* [Exercise requirements]
Beneath this line sits some data. Return only its lines from the one holding "Give me the Plotly source for this chart." through the one holding "marker_bot_db = [-0.6, 0.0, -0.6, -2.1]", inclusive, exactly, with the images removed.

* * * * * * *

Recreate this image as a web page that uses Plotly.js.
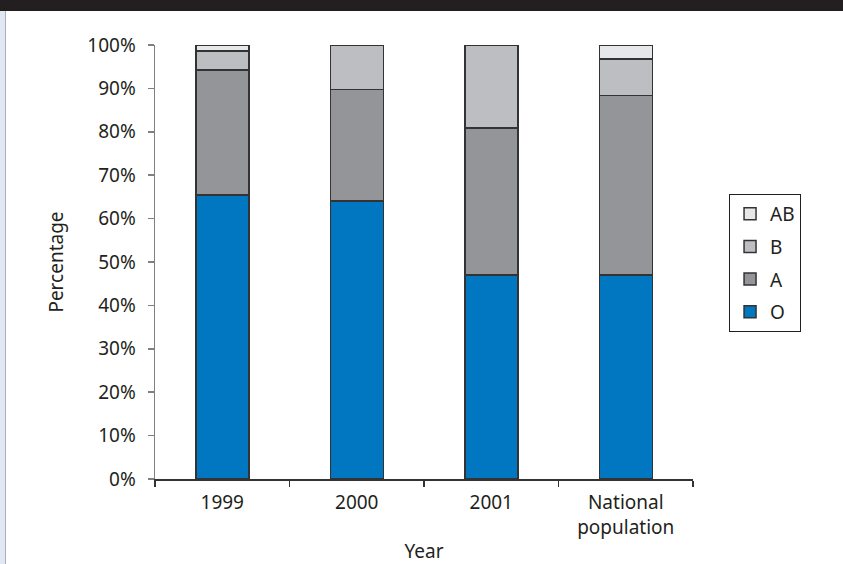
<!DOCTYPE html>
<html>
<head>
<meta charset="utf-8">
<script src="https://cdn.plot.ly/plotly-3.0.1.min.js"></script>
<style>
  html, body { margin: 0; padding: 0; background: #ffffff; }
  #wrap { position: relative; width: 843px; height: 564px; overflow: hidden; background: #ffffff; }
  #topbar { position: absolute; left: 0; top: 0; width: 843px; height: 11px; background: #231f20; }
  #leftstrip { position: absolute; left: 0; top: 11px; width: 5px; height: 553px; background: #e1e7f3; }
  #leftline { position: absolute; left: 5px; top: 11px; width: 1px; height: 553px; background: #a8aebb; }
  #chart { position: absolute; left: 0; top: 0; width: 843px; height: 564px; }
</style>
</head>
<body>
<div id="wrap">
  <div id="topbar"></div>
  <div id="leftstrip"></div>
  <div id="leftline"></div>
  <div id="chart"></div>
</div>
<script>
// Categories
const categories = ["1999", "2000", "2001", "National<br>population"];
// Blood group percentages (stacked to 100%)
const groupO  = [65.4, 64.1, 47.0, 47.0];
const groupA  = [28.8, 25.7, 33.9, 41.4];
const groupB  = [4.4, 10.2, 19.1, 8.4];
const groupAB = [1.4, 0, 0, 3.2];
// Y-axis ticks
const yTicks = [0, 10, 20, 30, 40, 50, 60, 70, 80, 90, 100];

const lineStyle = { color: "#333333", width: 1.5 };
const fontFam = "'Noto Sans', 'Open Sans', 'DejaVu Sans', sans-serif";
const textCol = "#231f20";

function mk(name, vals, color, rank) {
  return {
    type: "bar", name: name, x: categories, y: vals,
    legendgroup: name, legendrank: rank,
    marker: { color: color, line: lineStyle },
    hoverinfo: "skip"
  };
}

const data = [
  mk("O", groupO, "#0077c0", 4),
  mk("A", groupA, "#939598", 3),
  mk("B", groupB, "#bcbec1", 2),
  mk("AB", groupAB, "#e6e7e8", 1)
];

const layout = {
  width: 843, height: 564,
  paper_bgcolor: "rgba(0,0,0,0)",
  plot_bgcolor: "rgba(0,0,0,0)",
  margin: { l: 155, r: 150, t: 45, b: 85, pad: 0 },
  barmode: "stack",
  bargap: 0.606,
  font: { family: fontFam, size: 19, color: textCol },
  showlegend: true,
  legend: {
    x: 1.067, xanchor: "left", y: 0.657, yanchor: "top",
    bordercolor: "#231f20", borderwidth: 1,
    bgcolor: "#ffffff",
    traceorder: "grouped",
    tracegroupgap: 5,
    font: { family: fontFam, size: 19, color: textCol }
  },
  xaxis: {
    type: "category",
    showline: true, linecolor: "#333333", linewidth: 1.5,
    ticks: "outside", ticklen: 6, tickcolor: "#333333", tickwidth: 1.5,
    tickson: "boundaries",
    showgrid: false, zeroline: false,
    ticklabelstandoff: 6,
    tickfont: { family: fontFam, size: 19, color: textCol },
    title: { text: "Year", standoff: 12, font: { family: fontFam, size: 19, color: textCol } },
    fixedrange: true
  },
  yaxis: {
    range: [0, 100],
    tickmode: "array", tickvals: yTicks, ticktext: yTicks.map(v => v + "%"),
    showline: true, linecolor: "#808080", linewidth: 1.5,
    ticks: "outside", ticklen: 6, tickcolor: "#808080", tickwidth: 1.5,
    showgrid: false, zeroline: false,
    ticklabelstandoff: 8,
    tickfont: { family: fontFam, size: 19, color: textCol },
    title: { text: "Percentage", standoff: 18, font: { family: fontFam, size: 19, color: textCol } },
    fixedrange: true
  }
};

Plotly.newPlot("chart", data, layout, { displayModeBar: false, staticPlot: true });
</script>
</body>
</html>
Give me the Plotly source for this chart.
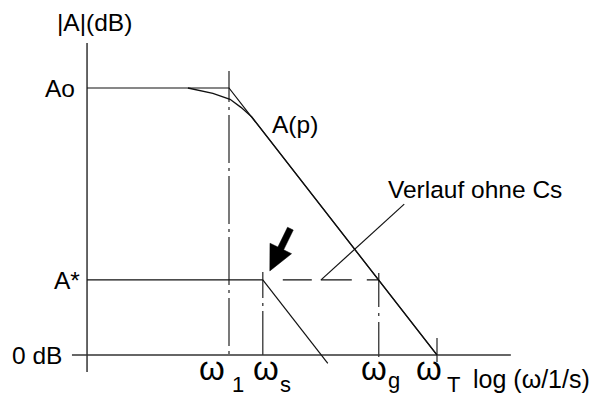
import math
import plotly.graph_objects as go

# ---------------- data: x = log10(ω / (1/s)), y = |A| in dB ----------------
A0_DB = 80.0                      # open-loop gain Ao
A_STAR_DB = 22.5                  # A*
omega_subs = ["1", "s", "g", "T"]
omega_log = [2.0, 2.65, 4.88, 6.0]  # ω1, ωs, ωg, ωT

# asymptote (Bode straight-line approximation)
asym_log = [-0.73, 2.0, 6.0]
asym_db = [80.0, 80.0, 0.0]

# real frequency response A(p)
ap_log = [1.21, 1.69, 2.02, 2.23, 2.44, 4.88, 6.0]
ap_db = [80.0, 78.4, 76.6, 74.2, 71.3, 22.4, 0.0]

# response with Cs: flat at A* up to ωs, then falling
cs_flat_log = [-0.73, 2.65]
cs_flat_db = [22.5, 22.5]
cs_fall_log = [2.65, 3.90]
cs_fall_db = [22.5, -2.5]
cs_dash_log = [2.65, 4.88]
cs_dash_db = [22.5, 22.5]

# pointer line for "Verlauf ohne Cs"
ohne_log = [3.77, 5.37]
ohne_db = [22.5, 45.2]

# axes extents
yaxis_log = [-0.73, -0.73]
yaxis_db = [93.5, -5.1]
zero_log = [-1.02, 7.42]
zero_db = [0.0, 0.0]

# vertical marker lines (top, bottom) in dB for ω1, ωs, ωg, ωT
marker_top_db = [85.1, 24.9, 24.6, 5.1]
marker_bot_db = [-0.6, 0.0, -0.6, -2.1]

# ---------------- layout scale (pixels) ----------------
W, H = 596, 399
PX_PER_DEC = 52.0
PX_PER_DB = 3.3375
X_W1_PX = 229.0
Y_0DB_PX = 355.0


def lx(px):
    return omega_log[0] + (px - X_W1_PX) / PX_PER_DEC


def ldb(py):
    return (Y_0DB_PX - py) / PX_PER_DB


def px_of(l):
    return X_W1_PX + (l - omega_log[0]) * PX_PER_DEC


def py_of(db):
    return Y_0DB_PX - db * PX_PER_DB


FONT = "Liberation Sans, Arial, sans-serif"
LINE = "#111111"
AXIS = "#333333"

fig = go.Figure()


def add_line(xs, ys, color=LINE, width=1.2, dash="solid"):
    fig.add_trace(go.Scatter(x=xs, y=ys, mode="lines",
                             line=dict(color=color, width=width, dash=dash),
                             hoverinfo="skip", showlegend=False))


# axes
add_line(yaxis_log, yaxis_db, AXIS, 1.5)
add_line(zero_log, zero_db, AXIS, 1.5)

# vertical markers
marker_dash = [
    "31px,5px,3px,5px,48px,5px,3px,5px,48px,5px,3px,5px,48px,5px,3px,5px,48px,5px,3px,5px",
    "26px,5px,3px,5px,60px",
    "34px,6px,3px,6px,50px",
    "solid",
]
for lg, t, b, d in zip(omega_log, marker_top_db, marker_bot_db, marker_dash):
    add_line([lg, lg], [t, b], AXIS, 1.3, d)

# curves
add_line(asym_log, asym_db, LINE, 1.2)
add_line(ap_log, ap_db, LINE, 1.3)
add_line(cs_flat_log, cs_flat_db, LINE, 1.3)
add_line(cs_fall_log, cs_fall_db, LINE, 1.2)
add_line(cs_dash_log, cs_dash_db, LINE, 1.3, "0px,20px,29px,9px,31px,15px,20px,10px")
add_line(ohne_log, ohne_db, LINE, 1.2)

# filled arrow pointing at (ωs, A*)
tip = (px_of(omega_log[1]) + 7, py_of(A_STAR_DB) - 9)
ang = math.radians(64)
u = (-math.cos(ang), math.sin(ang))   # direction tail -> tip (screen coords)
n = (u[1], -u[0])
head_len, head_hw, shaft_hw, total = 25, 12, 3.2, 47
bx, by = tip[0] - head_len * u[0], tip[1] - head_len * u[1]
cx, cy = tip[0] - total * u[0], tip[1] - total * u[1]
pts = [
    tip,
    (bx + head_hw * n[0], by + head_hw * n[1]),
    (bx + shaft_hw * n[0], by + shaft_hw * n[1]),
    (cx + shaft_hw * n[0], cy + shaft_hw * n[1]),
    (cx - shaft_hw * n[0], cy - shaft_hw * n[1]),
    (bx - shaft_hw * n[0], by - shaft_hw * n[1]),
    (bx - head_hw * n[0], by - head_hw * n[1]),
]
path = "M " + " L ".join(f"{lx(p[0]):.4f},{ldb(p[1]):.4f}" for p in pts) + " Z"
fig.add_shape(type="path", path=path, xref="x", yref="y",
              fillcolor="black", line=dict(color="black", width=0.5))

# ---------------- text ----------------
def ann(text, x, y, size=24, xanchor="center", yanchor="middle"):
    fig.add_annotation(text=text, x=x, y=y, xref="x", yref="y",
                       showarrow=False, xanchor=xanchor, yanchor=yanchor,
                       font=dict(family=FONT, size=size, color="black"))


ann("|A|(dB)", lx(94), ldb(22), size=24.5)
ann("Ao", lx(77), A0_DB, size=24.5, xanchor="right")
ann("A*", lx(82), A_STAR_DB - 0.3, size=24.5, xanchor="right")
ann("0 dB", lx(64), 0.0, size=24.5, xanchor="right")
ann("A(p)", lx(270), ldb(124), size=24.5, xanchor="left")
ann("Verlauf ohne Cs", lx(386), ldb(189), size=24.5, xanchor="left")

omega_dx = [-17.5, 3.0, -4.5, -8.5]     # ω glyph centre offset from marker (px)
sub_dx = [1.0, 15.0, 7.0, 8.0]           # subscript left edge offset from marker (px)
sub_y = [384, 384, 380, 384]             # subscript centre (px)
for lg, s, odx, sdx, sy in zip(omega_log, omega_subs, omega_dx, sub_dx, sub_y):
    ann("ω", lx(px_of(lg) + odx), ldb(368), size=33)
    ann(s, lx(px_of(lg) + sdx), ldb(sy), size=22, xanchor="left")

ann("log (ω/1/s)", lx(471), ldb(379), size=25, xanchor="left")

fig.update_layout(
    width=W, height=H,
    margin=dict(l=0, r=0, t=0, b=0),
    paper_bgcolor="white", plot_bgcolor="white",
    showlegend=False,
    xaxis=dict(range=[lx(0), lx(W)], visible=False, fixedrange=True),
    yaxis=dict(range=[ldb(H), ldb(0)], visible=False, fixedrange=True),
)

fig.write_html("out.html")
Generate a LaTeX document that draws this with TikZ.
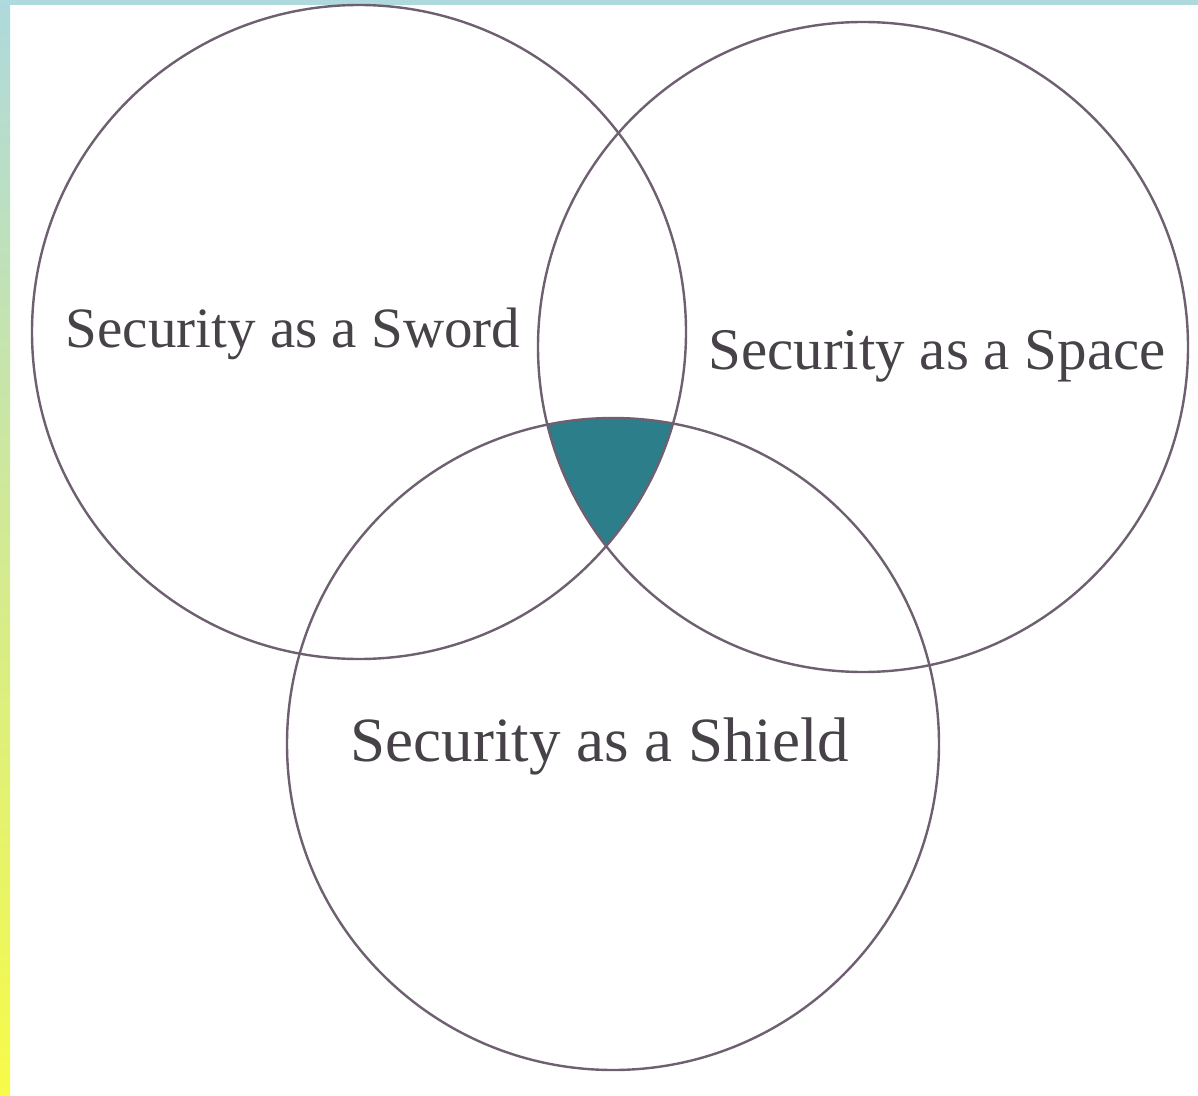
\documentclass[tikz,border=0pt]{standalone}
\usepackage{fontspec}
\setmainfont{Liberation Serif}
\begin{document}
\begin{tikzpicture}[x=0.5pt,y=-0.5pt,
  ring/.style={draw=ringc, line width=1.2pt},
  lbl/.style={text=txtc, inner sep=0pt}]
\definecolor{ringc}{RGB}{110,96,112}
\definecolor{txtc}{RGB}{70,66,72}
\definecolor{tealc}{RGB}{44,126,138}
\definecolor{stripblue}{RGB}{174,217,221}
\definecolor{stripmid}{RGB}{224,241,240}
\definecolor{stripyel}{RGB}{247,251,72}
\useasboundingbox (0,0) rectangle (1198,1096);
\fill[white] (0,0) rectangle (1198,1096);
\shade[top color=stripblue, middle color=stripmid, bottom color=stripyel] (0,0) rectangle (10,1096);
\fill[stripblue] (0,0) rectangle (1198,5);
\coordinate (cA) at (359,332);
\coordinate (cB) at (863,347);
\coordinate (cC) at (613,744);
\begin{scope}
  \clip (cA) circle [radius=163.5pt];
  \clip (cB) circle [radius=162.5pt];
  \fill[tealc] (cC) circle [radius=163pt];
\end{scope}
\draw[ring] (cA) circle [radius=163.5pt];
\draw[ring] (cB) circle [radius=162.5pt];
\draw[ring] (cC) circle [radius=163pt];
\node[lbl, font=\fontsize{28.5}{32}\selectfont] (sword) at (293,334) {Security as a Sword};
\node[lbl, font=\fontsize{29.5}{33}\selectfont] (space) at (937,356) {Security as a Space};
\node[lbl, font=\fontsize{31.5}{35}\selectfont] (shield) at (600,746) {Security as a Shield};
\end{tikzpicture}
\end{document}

* * * * * * *

* [Completed exercise]
Give me the Plotly source for this chart.
import math
import plotly.graph_objects as go

# ---------------- data: x = log10(ω / (1/s)), y = |A| in dB ----------------
A0_DB = 80.0                      # open-loop gain Ao
A_STAR_DB = 22.5                  # A*
omega_subs = ["1", "s", "g", "T"]
omega_log = [2.0, 2.65, 4.88, 6.0]  # ω1, ωs, ωg, ωT

# asymptote (Bode straight-line approximation)
asym_log = [-0.73, 2.0, 6.0]
asym_db = [80.0, 80.0, 0.0]

# real frequency response A(p)
ap_log = [1.21, 1.69, 2.02, 2.23, 2.44, 4.88, 6.0]
ap_db = [80.0, 78.4, 76.6, 74.2, 71.3, 22.4, 0.0]

# response with Cs: flat at A* up to ωs, then falling
cs_flat_log = [-0.73, 2.65]
cs_flat_db = [22.5, 22.5]
cs_fall_log = [2.65, 3.90]
cs_fall_db = [22.5, -2.5]
cs_dash_log = [2.65, 4.88]
cs_dash_db = [22.5, 22.5]

# pointer line for "Verlauf ohne Cs"
ohne_log = [3.77, 5.37]
ohne_db = [22.5, 45.2]

# axes extents
yaxis_log = [-0.73, -0.73]
yaxis_db = [93.5, -5.1]
zero_log = [-1.02, 7.42]
zero_db = [0.0, 0.0]

# vertical marker lines (top, bottom) in dB for ω1, ωs, ωg, ωT
marker_top_db = [85.1, 24.9, 24.6, 5.1]
marker_bot_db = [-0.6, 0.0, -0.6, -2.1]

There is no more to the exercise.